Douglas, I have this to offer if it helps any;
Some Causes of Low Volume Water Supply
Most low-pressure problems are some times created in the home. The home has adequate water service pressure, but pressure at fixtures drops when another fixture is turned on. This is most commonly encountered when someone flushes a toilet when another person is in the shower. Usually the problem is the water volume is lowered or restricted, reducing the amount of water that comes out of the fixture. Here are some common causes of low water volume. You may have a combination of these problems.
1. Internal plumbing pipes are too small
Water is distributed to your home in a 3/4" or 1" line which can provide a lot of volume and pressure. But, in many homes, internal piping is only 1/2" or less. This reduces the volume of water up to 75%, and can cut the pressure up to 75% as well.
2. Small pipes and a long way to go
In addition to smaller pipes, the problem is worse when water has to go up more floors or travel long distances. This often happens when an additional bathroom and fixtures are added to an older home, but the smaller pipe size is not upgraded. If you’re planning to remodel, be sure to have the water pipe diameter increased to an adequate size.

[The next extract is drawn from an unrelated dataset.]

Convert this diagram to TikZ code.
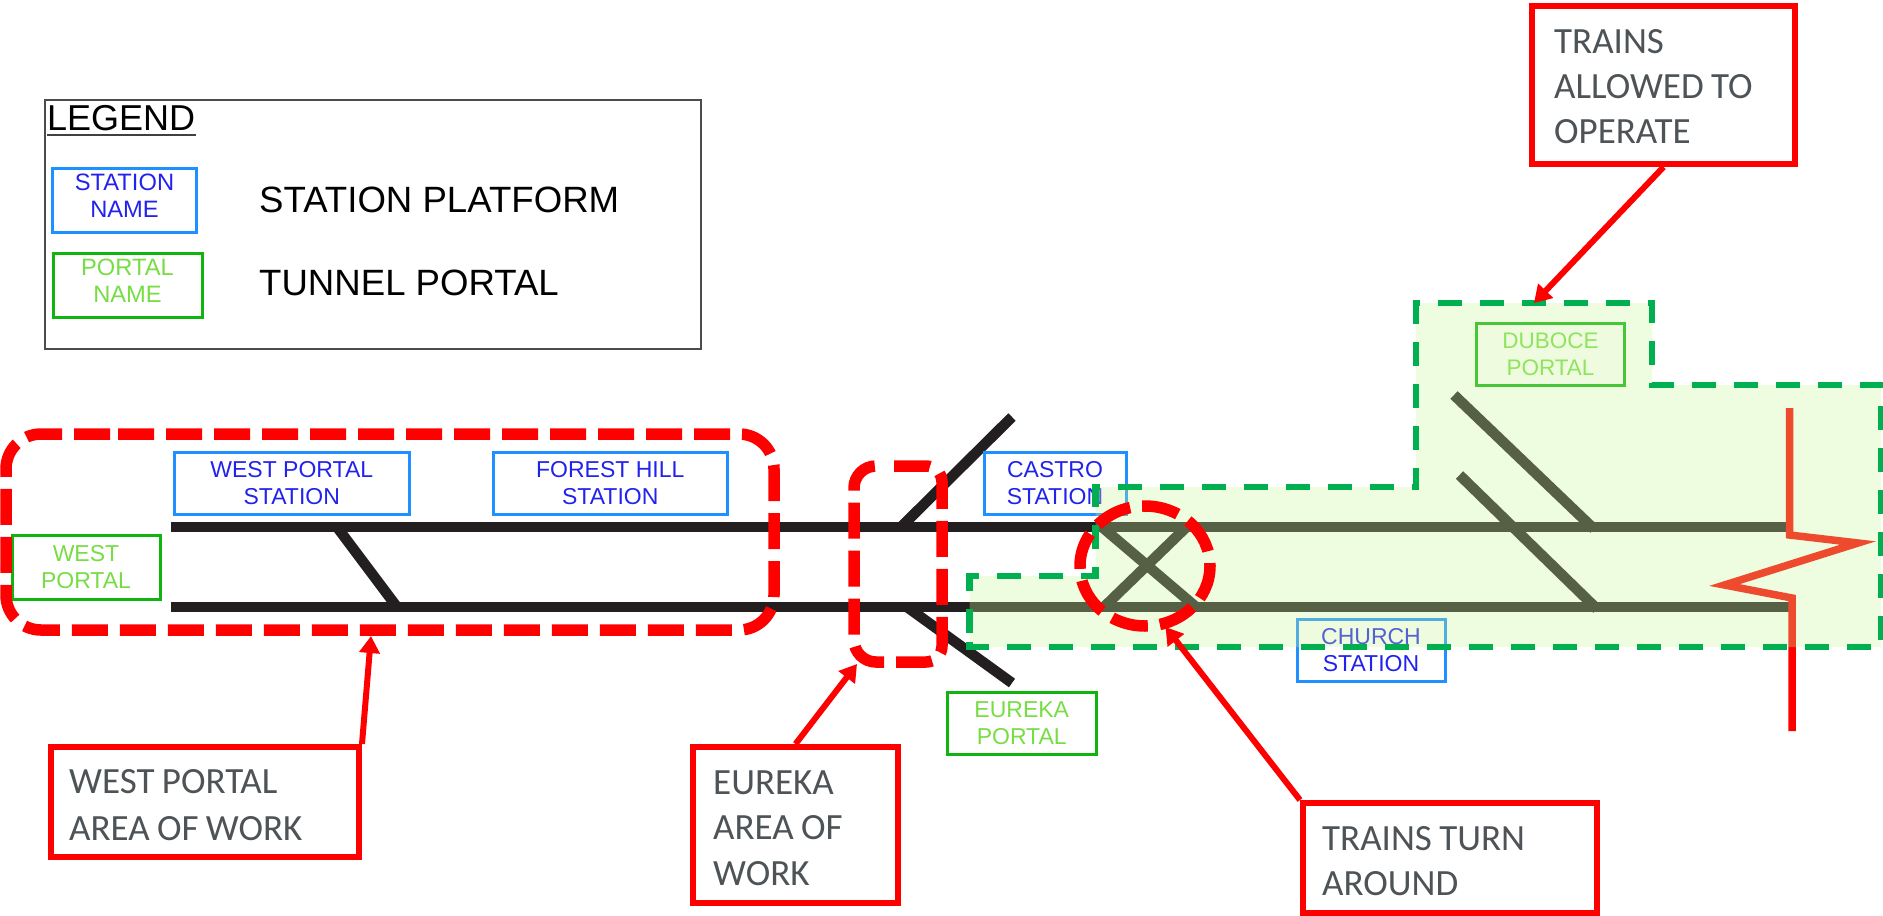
\documentclass[tikz,border=0pt]{standalone}
\usepackage{fontspec}
\setmainfont{Liberation Sans}
\newfontfamily\callfont[WordSpace=0.88]{Carlito}
\usetikzlibrary{arrows.meta,shapes.geometric}
\definecolor{trackc}{HTML}{231F20}
\definecolor{stblue}{HTML}{1E90FF}
\definecolor{sttext}{HTML}{2222EE}
\definecolor{portgreen}{HTML}{0FB40F}
\definecolor{porttext}{HTML}{77DD44}
\definecolor{zonegreen}{HTML}{00B050}
\definecolor{zonefill}{RGB}{200,245,150}
\definecolor{calltext}{HTML}{4D5356}
\tikzset{
 x=1pt,y=-1pt,
 track/.style={line width=10.5pt,draw=trackc},
 branch/.style={line width=10.5pt,draw=trackc},
 stbox/.style={draw=stblue,line width=3pt,fill=white,text=sttext,align=center,inner sep=0pt,
   font=\fontsize{23}{27}\selectfont},
 portbox/.style={draw=portgreen,line width=3pt,fill=white,text=porttext,align=center,inner sep=0pt,
   font=\fontsize{23}{27}\selectfont},
 lgname/.style={align=center,inner sep=0pt,font=\fontsize{23.7}{27}\selectfont},
 legendtext/.style={inner sep=0pt,anchor=west,font=\fontsize{36.6}{40}\selectfont,text=black},
 callbox/.style={draw=red,line width=6pt,fill=white,anchor=north west,inner sep=0pt},
 calllabel/.style={text=calltext,align=left,anchor=west,inner sep=0pt,
   font=\fontsize{37}{46.5}\callfont},
 callarrow/.style={draw=red,line width=6pt,-{Triangle[width=20pt,length=17pt]}},
 reddash/.style={draw=red,line width=11.5pt,dash pattern=on 36pt off 12pt},
 zone/.style={draw=zonegreen,line width=6.5pt,dash pattern=on 24pt off 18pt,fill=zonefill,fill opacity=.305,draw opacity=1},
 zigzag/.style={draw=red,line width=7.5pt,miter limit=20},
}
\begin{document}
\begin{tikzpicture}
\useasboundingbox (0,0) rectangle (1883,916);
% legend
\node[draw=black!70,line width=2pt,minimum width=656pt,minimum height=249pt,inner sep=0pt] (legend) at (372.5,224.5) {};
\node[inner sep=0pt,anchor=base west,font=\fontsize{36}{40}\selectfont] (legendtitle) at (47,130) {LEGEND};
\draw[black!75,line width=2.5pt] (legendtitle.base west)+(0,5) -- +(149,5);
\node[draw=stblue,line width=3pt,minimum width=144pt,minimum height=64pt,inner sep=0pt] (lgst) at (124.5,200) {};
\node[lgname,text=sttext] (lgstt) at (124.5,196) {STATION\\NAME};
\node[draw=portgreen,line width=3pt,minimum width=149pt,minimum height=64pt,inner sep=0pt] (lgpt) at (127.5,285) {};
\node[lgname,text=porttext] (lgptt) at (127.5,281) {PORTAL\\NAME};
\node[legendtext] (lgt1) at (259,200) {STATION PLATFORM};
\node[legendtext] (lgt2) at (259,283) {TUNNEL PORTAL};
% tracks
\coordinate (tl) at (171,527); \coordinate (tr) at (1787,527);
\coordinate (bl) at (171,607); \coordinate (br) at (1789,607);
\draw[track] (tl) -- (tr);
\draw[track] (bl) -- (br);
\coordinate (wa) at (337,527); \coordinate (wb) at (397,607);
\draw[branch] (wa) -- (wb);
\coordinate (ea) at (901,527); \coordinate (eb) at (1012,417);
\draw[branch] (ea) -- (eb);
\coordinate (ec) at (907,607); \coordinate (ed) at (1012,683);
\draw[branch] (ec) -- (ed);
\coordinate (xa) at (1102,527); \coordinate (xb) at (1196,607);
\coordinate (xc) at (1104,607); \coordinate (xd) at (1186.5,527);
\draw[branch] (xa) -- (xb);
\draw[branch] (xc) -- (xd);
\coordinate (da) at (1454,395); \coordinate (db) at (1594,529);
\coordinate (dc) at (1459.5,475); \coordinate (dd) at (1597,609);
\draw[branch] (da) -- (db);
\draw[branch] (dc) -- (dd);
% break symbol
\coordinate (z1) at (1789.5,408); \coordinate (z2) at (1789.5,535); \coordinate (z3) at (1858,543);
\coordinate (z4) at (1724.5,585); \coordinate (z5) at (1792,598); \coordinate (z6) at (1792,731);
\draw[zigzag] (z1) -- (z2) -- (z3) -- (z4) -- (z5) -- (z6);
% labels
\node[stbox,minimum width=234.5pt,minimum height=62pt] (wps) at (291.75,483) {WEST PORTAL\\STATION};
\node[stbox,minimum width=234.5pt,minimum height=62pt] (fhs) at (610.25,483) {FOREST HILL\\STATION};
\node[stbox,minimum width=142pt,minimum height=62pt] (cas) at (1055,483) {CASTRO\\STATION};
\node[stbox,minimum width=148pt,minimum height=62pt] (chs) at (1371,650) {CHURCH\\STATION};
\node[portbox,minimum width=148pt,minimum height=64pt] (wpp) at (86,567) {WEST\\PORTAL};
\node[portbox,minimum width=149.5pt,minimum height=62pt] (eup) at (1021.75,723) {EUREKA\\PORTAL};
\node[portbox,minimum width=148pt,minimum height=62pt,font=\fontsize{22.5}{27}\selectfont] (dup) at (1550.5,354) {DUBOCE\\PORTAL};
% zone
\draw[zone] (969.5,633) -- (969.5,576) -- (1095.5,576) -- (1095.5,487) -- (1416,487) -- (1416,303) -- (1652,303) -- (1652,385) -- (1881,385) -- (1881,647) -- (969.5,647) -- cycle;
% work areas
\draw[reddash,rounded corners=35pt] (83,434) -- (774,434) -- (774,630) -- (6,630) -- (6,434) -- cycle;
\draw[reddash,rounded corners=16pt] (894,466) -- (942,466) -- (942,662) -- (900,662) [rounded corners=22pt] -- (854,662) -- (854,466) -- (882,466);
\draw[reddash,dash pattern=on 37pt off 12.09pt,dash phase=34.09pt] (1145,566) ellipse [x radius=65pt,y radius=60pt];
% callouts
\node[callbox,minimum width=308pt,minimum height=110pt] (wpc) at (48,744) {};
\node[callbox,minimum width=205pt,minimum height=156pt] (euc) at (690,744) {};
\node[callbox,minimum width=294pt,minimum height=110pt] (tuc) at (1300,800) {};
\node[callbox,minimum width=263pt,minimum height=158pt] (alc) at (1529,3) {};
\node[calllabel] (wpl) at (69,805) {WEST PORTAL\\AREA OF WORK};
\node[calllabel,font=\fontsize{37}{45.5}\callfont] (eul) at (713,828) {EUREKA\\AREA OF\\WORK};
\node[calllabel,font=\fontsize{37}{45}\callfont] (tul) at (1322,861) {TRAINS TURN\\AROUND};
\node[calllabel,font=\fontsize{37}{45}\callfont] (all) at (1554,87) {TRAINS\\ALLOWED TO\\OPERATE};
\coordinate (wptip) at (371,636);
\coordinate (eutip) at (857,664);
\coordinate (tutip) at (1165.5,627);
\coordinate (altip) at (1534,303);
\draw[callarrow] (wpc.north east) -- (wptip);
\draw[callarrow] (euc.north) -- (eutip);
\draw[callarrow] (tuc.north west) -- (tutip);
\draw[callarrow] (alc.south) -- (altip);
\end{tikzpicture}
\end{document}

Long runs of smaller piping reduce the volume of water that can pass through piping, regardless of supply pressure. This is the most common cause of reduced pressure we see in homes in our area.

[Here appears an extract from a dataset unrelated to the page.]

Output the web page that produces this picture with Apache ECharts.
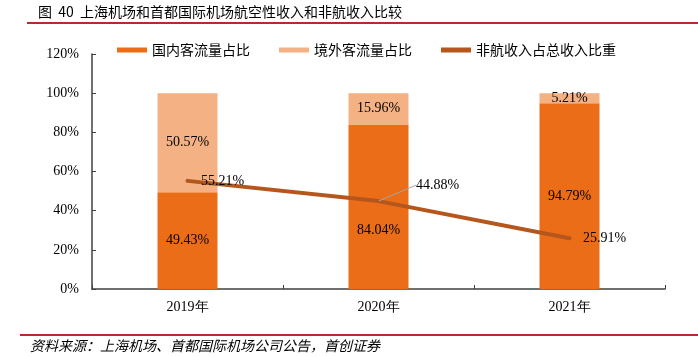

3. Devices that can affect the volume
Devices such as water softeners, water filters, flow restricting fixtures and decorative faucets can further restrict the volume of water flow in a home.
**4. Piping is getting clogged **
Rust and minerals can build up in older, galvanized plumbing and restrict the flow of water.
5. High on a hill
If your home is at a higher elevation, your water pressure may be below average. If it is below 40 pounds per square inch, a plumber can offer tips for increasing the volume of water to your fixtures.

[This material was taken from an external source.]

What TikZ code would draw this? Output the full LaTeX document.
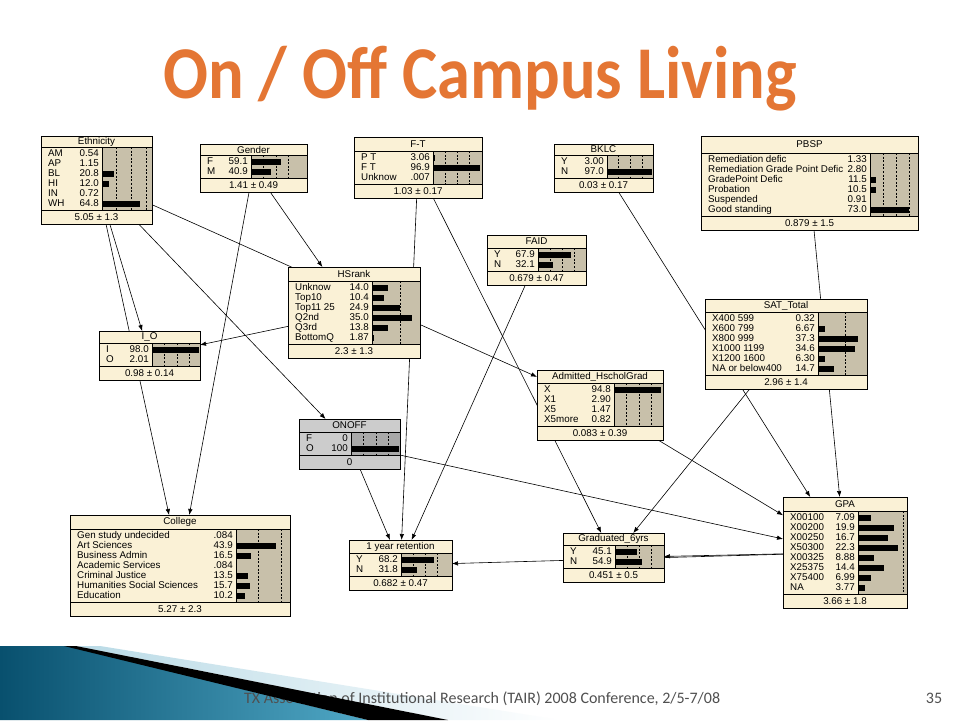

Talk to a reputable plumber. Usually your plumber can recommend solutions that can enhance your water volume.
Water pressure: the force of water pushing on a unit area, usually measured in pounds per square inch (psi).
Static water pressure: water pressure, measured in psi, at the service line when there isn’t any water running.
Residual water pressure: water pressure at the service line when water is flowing.
Water volume: the amount of water that a pipe can supply. A 1/2" pipe can only deliver a certain amount of water per minute regardless of water pressure.